- Broché: 279 pages
- Editeur : Piranha Editions (6 janvier 2015)
- Existe en version numérique
- Langue : Français
- Traduction (Allemand) : Nelly Lemaire
- ISBN-10: 2371190160
- ISBN-13: 978-2371190160
C’est très tendance de réincarner des icônes, qu’elles soient guerrières, politiques, de sinistre renom ou plutôt appréciées, et de les parachuter brutalement dans notre époque. Eva Baranski a jeté son dévolu sur Mozart, qui, au lieu de simplement passer de vie à trépas, meurt certes, mais se réveille à Vienne, au début du vingt et unième siècle. Imaginez son désarroi. Tout ce qui l’entoure lui semble incongru : les vêtements, la façon dont les gens parlent, le décor…dont il apprécie d’ailleurs certaines qualités (ah, ce papier fin : n’est-il pas destiné à recueillir les dernières notes du requiem, chef d’oeuvre laissé pour compte par son créateur, par manque de savoir-vivre involontaire).
Alors quand il se retrouve dehors, dans la rue…on comprend son désarroi. Chaque minute qui passe est une plongée dans un gouffre d’incompréhension. Son premier trajet en voiture, la plaque qui est scellée sur le mur de son adresse, cette drôle de folie qu’ont les passants à parler dans des petites boites qu’ils collent à leurs oreilles, rien n’a de sens.
Assez fataliste, il accepte l’hébergement de fortune qu’un violoniste lui propose, et finit par étonner les clients du café par l’étendue de son talent musical…Est-ce suffisant pour se faire une place en 2004 en Autriche?
Mozart ne peut qu’être sympathique, c’est un personnage fédérateur par son génie confiant à la folie. Mais il n’est pas le seul qui contribue à l’agrément de cette lecture. Son ami polonais, les femmes qu’il rencontre sont de fabuleux personnages, profondément humains.
C’est drôle,et superbement bien écrit. L’auteur est une grande admiratrice du musicien, et son écriture en devient musicale, symphonique, rythmée. Sacrée bonne idée d’imaginer Wolfgang faisant un boeuf dans un caveau jazzy. Car il ne découvre pas uniquement la modernité technologique, mais aussi de nouveaux sons, de nouveaux instruments et des possibilités infinies d’écouter ou de jouer la musique.
Et puis la scène d’effeuillage synesthésique est un morceau d’anthologie :
« Presque mélancoliquement, il caressa ses petits seins nus.
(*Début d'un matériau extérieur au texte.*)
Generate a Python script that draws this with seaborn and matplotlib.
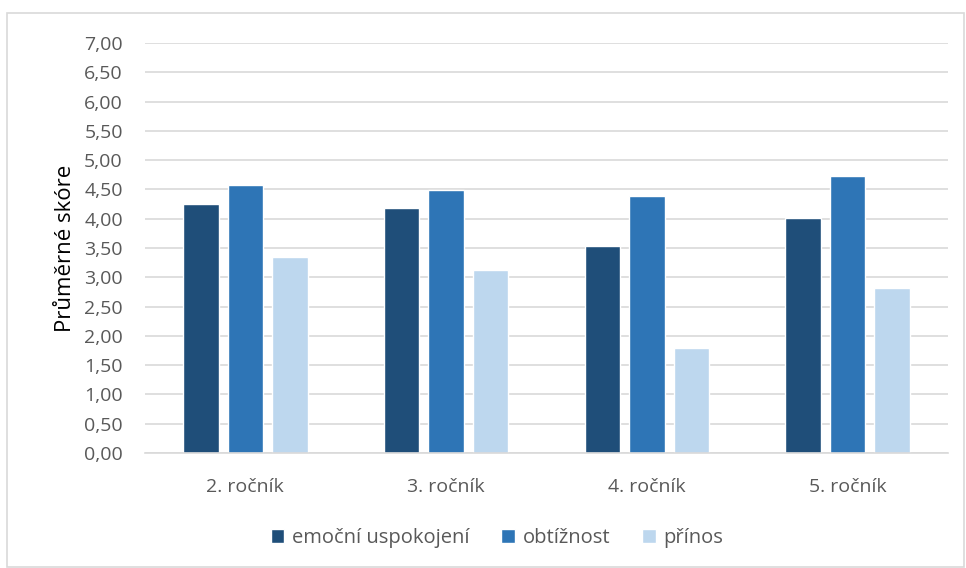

Elle joua un brusque glissando descendant et se pencha tellement en arrière sur un interminable et sombre si bémol que le chemisier glissa de ses épaules.
Puis de façon dissonante, elle joua un si bécarre ; Wolfgang se figea jusqu’à pouvoir comprendre ce qu'elle faisait. Elle ne jouait le vibrato que d’une main tout en secouant l’autre bras pour en faire glisser la manche et elle répéta l’opération avec la même ravissante évidence. Cette fois, un do dièse retentit dans l’espace bleu noir. Fasciné, Wolfgang la regarda en se demandant s’il pourrait désormais penser à un do dièse sans revoir cette scène devant lui. »
Point n’est besoin d’être un fan de la petite musique de nuit ou de Cosi van tutte pour apprécier la lecture, mais si l’on est mélomane, on rêve d’avoir l’opportunité de croiser un ressuscité de cet acabit.